Life is too fast now and baseball is quaint. Football is fast and violent and popular and that’s what we are too. The old thing about how baseball being what we once were as a nation and football being what we are as a nation is trotted out. And it’s not an altogether wrong observation.


But it’s an altogether irrelevant observation unless you are the sort who thinks that in this day and age -- with as heterogeneous a populace we have in America and with all of the technological and entertainment options at our disposal -- it makes any kind of sense to name any one pursuit a national pastime or to hold any one form of entertainment as emblematic of Who We Are as a people.

Baseball is a sport. It is an entertainment. It is one of many. On its own terms -- the terms on which it judges itself and which its fans/customers judge it - it’s pretty darn healthy. It has some challenges, of course, but it’s doing just fine. It’s not going anyplace. Most of all, it doesn’t preoccupy itself with existential questions like the ones the Baseball is Dying crowd pose here. Why should it?

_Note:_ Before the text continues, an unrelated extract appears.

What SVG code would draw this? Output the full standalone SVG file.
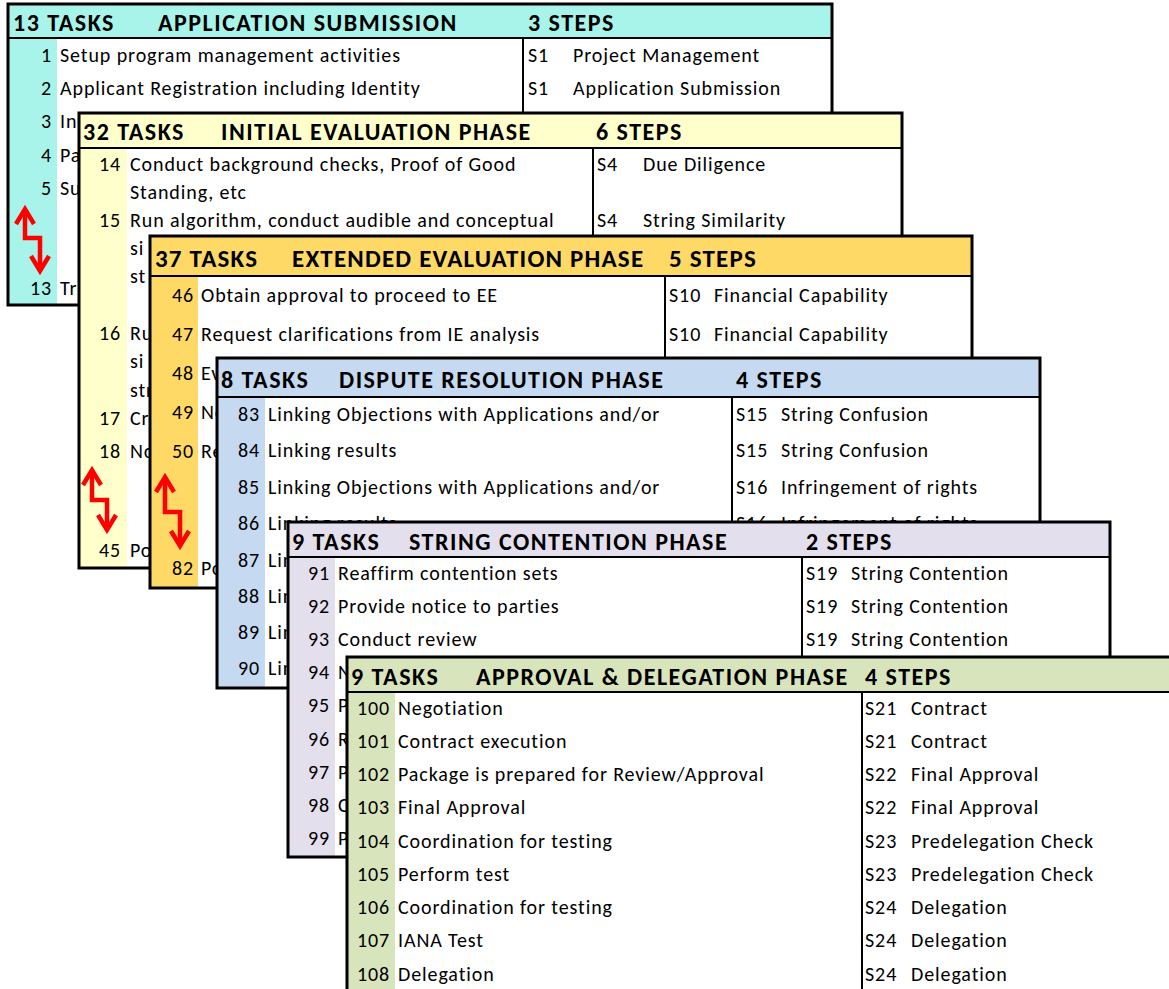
<svg xmlns="http://www.w3.org/2000/svg" width="1169" height="989" viewBox="0 0 1169 989">
<style>
.bg{fill:#fff}
.bd{fill:none;stroke:#000;stroke-width:3}
.ln{stroke:#000;stroke-width:2}
.hd{font-family:Carlito,Lato,"Open Sans",sans-serif;font-weight:bold;font-size:24px;letter-spacing:1.5px;fill:#000}
.hd3{font-size:25px;letter-spacing:1.2px}
.t{font-family:Carlito,Lato,"Open Sans",sans-serif;font-size:20px;letter-spacing:0.9px;fill:#000}
.n{font-family:Carlito,Lato,"Open Sans",sans-serif;font-size:20px;letter-spacing:0.9px;fill:#000;text-anchor:end}
.c1{fill:#A9F4EA}.c2{fill:#FFFFCC}.c3{fill:#FFD966}.c4{fill:#C5D9F1}.c5{fill:#E4DFEC}.c6{fill:#D8E4BC}
.arr{fill:none;stroke:#FF0000;stroke-width:4.5;marker-start:url(#ah);marker-end:url(#ah)}
</style>
<defs>
<marker id="ah" markerUnits="userSpaceOnUse" viewBox="-20 -12 24 24" refX="0" refY="0" markerWidth="24" markerHeight="24" orient="auto-start-reverse" overflow="visible">
<path d="M -15 -9 L 0 0 L -15 9" fill="none" stroke="#FF0000" stroke-width="4.5"/>
</marker>
</defs>

<g id="card1">
<rect class="bg" x="8" y="4" width="824" height="301"/>
<rect class="c1" x="8" y="4" width="824" height="34"/>
<rect class="c1" x="8" y="38" width="49" height="267"/>
<line class="ln" x1="8" y1="38" x2="832" y2="38"/>
<line class="ln" x1="523" y1="38" x2="523" y2="305"/>
<rect class="bd" x="8" y="4" width="824" height="301"/>
<text class="hd" x="13" y="31">13 TASKS</text>
<text class="hd" x="158" y="31">APPLICATION SUBMISSION</text>
<text class="hd" x="528" y="31">3 STEPS</text>
<text class="n" x="52" y="62">1</text><text class="t" x="60" y="62">Setup program management activities</text>
<text class="n" x="52" y="95">2</text><text class="t" x="60" y="95">Applicant Registration including Identity</text>
<text class="n" x="52" y="128">3</text><text class="t" x="60" y="128">In</text>
<text class="n" x="52" y="162">4</text><text class="t" x="60" y="162">Pa</text>
<text class="n" x="52" y="195">5</text><text class="t" x="60" y="195">Su</text>
<text class="n" x="52" y="295">13</text><text class="t" x="60" y="295">Tr</text>
<text class="t" x="528" y="62">S1</text><text class="t" x="573" y="62">Project Management</text>
<text class="t" x="528" y="95">S1</text><text class="t" x="573" y="95">Application Submission</text>
<path class="arr" d="M 25 209 V 238 H 40 V 271"/>
</g>

<g id="card2">
<rect class="bg" x="79" y="113" width="823" height="455"/>
<rect class="c2" x="79" y="113" width="823" height="35"/>
<rect class="c2" x="79" y="148" width="48" height="420"/>
<line class="ln" x1="79" y1="148" x2="902" y2="148"/>
<line class="ln" x1="593" y1="148" x2="593" y2="568"/>
<rect class="bd" x="79" y="113" width="823" height="455"/>
<text class="hd" x="83" y="140">32 TASKS</text>
<text class="hd" x="221" y="140">INITIAL EVALUATION PHASE</text>
<text class="hd" x="596" y="140">6 STEPS</text>
<text class="n" x="121" y="171">14</text><text class="t" x="130" y="171">Conduct background checks, Proof of Good</text>
<text class="t" x="130" y="199">Standing, etc</text>
<text class="n" x="121" y="227">15</text><text class="t" x="130" y="227">Run algorithm, conduct audible and conceptual</text>
<text class="t" x="130" y="255">si</text>
<text class="t" x="130" y="283">st</text>
<text class="n" x="121" y="340">16</text><text class="t" x="130" y="340">Ru</text>
<text class="t" x="130" y="368">si</text>
<text class="t" x="130" y="397">str</text>
<text class="n" x="121" y="425">17</text><text class="t" x="130" y="425">Cr</text>
<text class="n" x="121" y="458">18</text><text class="t" x="130" y="458">No</text>
<text class="n" x="121" y="557">45</text><text class="t" x="130" y="557">Po</text>
<text class="t" x="597" y="171">S4</text><text class="t" x="643" y="171">Due Diligence</text>
<text class="t" x="597" y="227">S4</text><text class="t" x="643" y="227">String Similarity</text>
<path class="arr" d="M 92 470 V 500 H 107 V 530"/>
</g>

<g id="card3">
<rect class="bg" x="150" y="236" width="822" height="352"/>
<rect class="c3" x="150" y="236" width="822" height="40"/>
<rect class="c3" x="150" y="276" width="48" height="312"/>
<line class="ln" x1="150" y1="276" x2="972" y2="276"/>
<line class="ln" x1="665" y1="276" x2="665" y2="588"/>
<rect class="bd" x="150" y="236" width="822" height="352"/>
<text class="hd hd3" x="155" y="267">37 TASKS</text>
<text class="hd hd3" x="292" y="267">EXTENDED EVALUATION PHASE</text>
<text class="hd hd3" x="669" y="267">5 STEPS</text>
<text class="n" x="194" y="302">46</text><text class="t" x="201" y="302">Obtain approval to proceed to EE</text>
<text class="n" x="194" y="341">47</text><text class="t" x="201" y="341">Request clarifications from IE analysis</text>
<text class="n" x="194" y="380">48</text><text class="t" x="201" y="380">Ev</text>
<text class="n" x="194" y="419">49</text><text class="t" x="201" y="419">No</text>
<text class="n" x="194" y="458">50</text><text class="t" x="201" y="458">Re</text>
<text class="n" x="194" y="575">82</text><text class="t" x="201" y="575">Po</text>
<text class="t" x="669" y="302">S10</text><text class="t" x="714" y="302">Financial Capability</text>
<text class="t" x="669" y="341">S10</text><text class="t" x="714" y="341">Financial Capability</text>
<path class="arr" d="M 165 477 V 512 H 180 V 546"/>
</g>

<g id="card4">
<rect class="bg" x="217" y="358" width="823" height="330"/>
<rect class="c4" x="217" y="358" width="823" height="39"/>
<rect class="c4" x="217" y="397" width="48" height="291"/>
<line class="ln" x1="217" y1="397" x2="1040" y2="397"/>
<line class="ln" x1="732" y1="397" x2="732" y2="688"/>
<rect class="bd" x="217" y="358" width="823" height="330"/>
<text class="hd" x="221" y="388">8 TASKS</text>
<text class="hd" x="339" y="388">DISPUTE RESOLUTION PHASE</text>
<text class="hd" x="736" y="388">4 STEPS</text>
<text class="n" x="260" y="421">83</text><text class="t" x="268" y="421">Linking Objections with Applications and/or</text>
<text class="n" x="260" y="457">84</text><text class="t" x="268" y="457">Linking results</text>
<text class="n" x="260" y="494">85</text><text class="t" x="268" y="494">Linking Objections with Applications and/or</text>
<text class="n" x="260" y="530">86</text><text class="t" x="268" y="530">Linking results</text>
<text class="n" x="260" y="567">87</text><text class="t" x="268" y="567">Lin</text>
<text class="n" x="260" y="603">88</text><text class="t" x="268" y="603">Lin</text>
<text class="n" x="260" y="639">89</text><text class="t" x="268" y="639">Lin</text>
<text class="n" x="260" y="675">90</text><text class="t" x="268" y="675">Lin</text>
<text class="t" x="736" y="421">S15</text><text class="t" x="781" y="421">String Confusion</text>
<text class="t" x="736" y="457">S15</text><text class="t" x="781" y="457">String Confusion</text>
<text class="t" x="736" y="494">S16</text><text class="t" x="781" y="494">Infringement of rights</text>
<text class="t" x="736" y="530">S16</text><text class="t" x="781" y="530">Infringement of rights</text>
</g>

<g id="card5">
<rect class="bg" x="288" y="522" width="822" height="335"/>
<rect class="c5" x="288" y="522" width="822" height="35"/>
<rect class="c5" x="288" y="557" width="47" height="300"/>
<line class="ln" x1="288" y1="557" x2="1110" y2="557"/>
<line class="ln" x1="802" y1="557" x2="802" y2="857"/>
<rect class="bd" x="288" y="522" width="822" height="335"/>
<text class="hd" x="292" y="550">9 TASKS</text>
<text class="hd" x="409" y="550">STRING CONTENTION PHASE</text>
<text class="hd" x="806" y="550">2 STEPS</text>
<text class="n" x="330" y="580">91</text><text class="t" x="338" y="580">Reaffirm contention sets</text>
<text class="n" x="330" y="613">92</text><text class="t" x="338" y="613">Provide notice to parties</text>
<text class="n" x="330" y="646">93</text><text class="t" x="338" y="646">Conduct review</text>
<text class="n" x="330" y="679">94</text><text class="t" x="338" y="679">N</text>
<text class="n" x="330" y="712">95</text><text class="t" x="338" y="712">P</text>
<text class="n" x="330" y="746">96</text><text class="t" x="338" y="746">R</text>
<text class="n" x="330" y="779">97</text><text class="t" x="338" y="779">P</text>
<text class="n" x="330" y="812">98</text><text class="t" x="338" y="812">C</text>
<text class="n" x="330" y="845">99</text><text class="t" x="338" y="845">P</text>
<text class="t" x="806" y="580">S19</text><text class="t" x="851" y="580">String Contention</text>
<text class="t" x="806" y="613">S19</text><text class="t" x="851" y="613">String Contention</text>
<text class="t" x="806" y="646">S19</text><text class="t" x="851" y="646">String Contention</text>
</g>

<g id="card6">
<rect class="bg" x="347" y="657" width="850" height="350"/>
<rect class="c6" x="347" y="657" width="850" height="35"/>
<rect class="c6" x="347" y="692" width="48" height="315"/>
<line class="ln" x1="347" y1="692" x2="1197" y2="692"/>
<line class="ln" x1="862" y1="692" x2="862" y2="1007"/>
<rect class="bd" x="347" y="657" width="850" height="350"/>
<text class="hd" x="351" y="685">9 TASKS</text>
<text class="hd" x="476" y="685">APPROVAL &amp; DELEGATION PHASE</text>
<text class="hd" x="865" y="685">4 STEPS</text>
<text class="n" x="390" y="715">100</text><text class="t" x="398" y="715">Negotiation</text>
<text class="n" x="390" y="748">101</text><text class="t" x="398" y="748">Contract execution</text>
<text class="n" x="390" y="781">102</text><text class="t" x="398" y="781">Package is prepared for Review/Approval</text>
<text class="n" x="390" y="814">103</text><text class="t" x="398" y="814">Final Approval</text>
<text class="n" x="390" y="848">104</text><text class="t" x="398" y="848">Coordination for testing</text>
<text class="n" x="390" y="881">105</text><text class="t" x="398" y="881">Perform test</text>
<text class="n" x="390" y="914">106</text><text class="t" x="398" y="914">Coordination for testing</text>
<text class="n" x="390" y="947">107</text><text class="t" x="398" y="947">IANA Test</text>
<text class="n" x="390" y="981">108</text><text class="t" x="398" y="981">Delegation</text>
<text class="t" x="865" y="715">S21</text><text class="t" x="911" y="715">Contract</text>
<text class="t" x="865" y="748">S21</text><text class="t" x="911" y="748">Contract</text>
<text class="t" x="865" y="781">S22</text><text class="t" x="911" y="781">Final Approval</text>
<text class="t" x="865" y="814">S22</text><text class="t" x="911" y="814">Final Approval</text>
<text class="t" x="865" y="848">S23</text><text class="t" x="911" y="848">Predelegation Check</text>
<text class="t" x="865" y="881">S23</text><text class="t" x="911" y="881">Predelegation Check</text>
<text class="t" x="865" y="914">S24</text><text class="t" x="911" y="914">Delegation</text>
<text class="t" x="865" y="947">S24</text><text class="t" x="911" y="947">Delegation</text>
<text class="t" x="865" y="981">S24</text><text class="t" x="911" y="981">Delegation</text>
</g>
</svg>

What can it do about the nation being different now than it was 100 years ago other than say “well, duh?”

There are two reasons to worry about such existential things when it comes to baseball: (1) nostalgia; and (2) it provides good wank-fodder for especially writerly writers trying to make some Very Important Social Commentary Point.

Which, actually, presents its own existential question: if baseball actually does finally up and die, what will these people use as a symbol for their fears and anxieties about an ever-changing, ever-evolving world?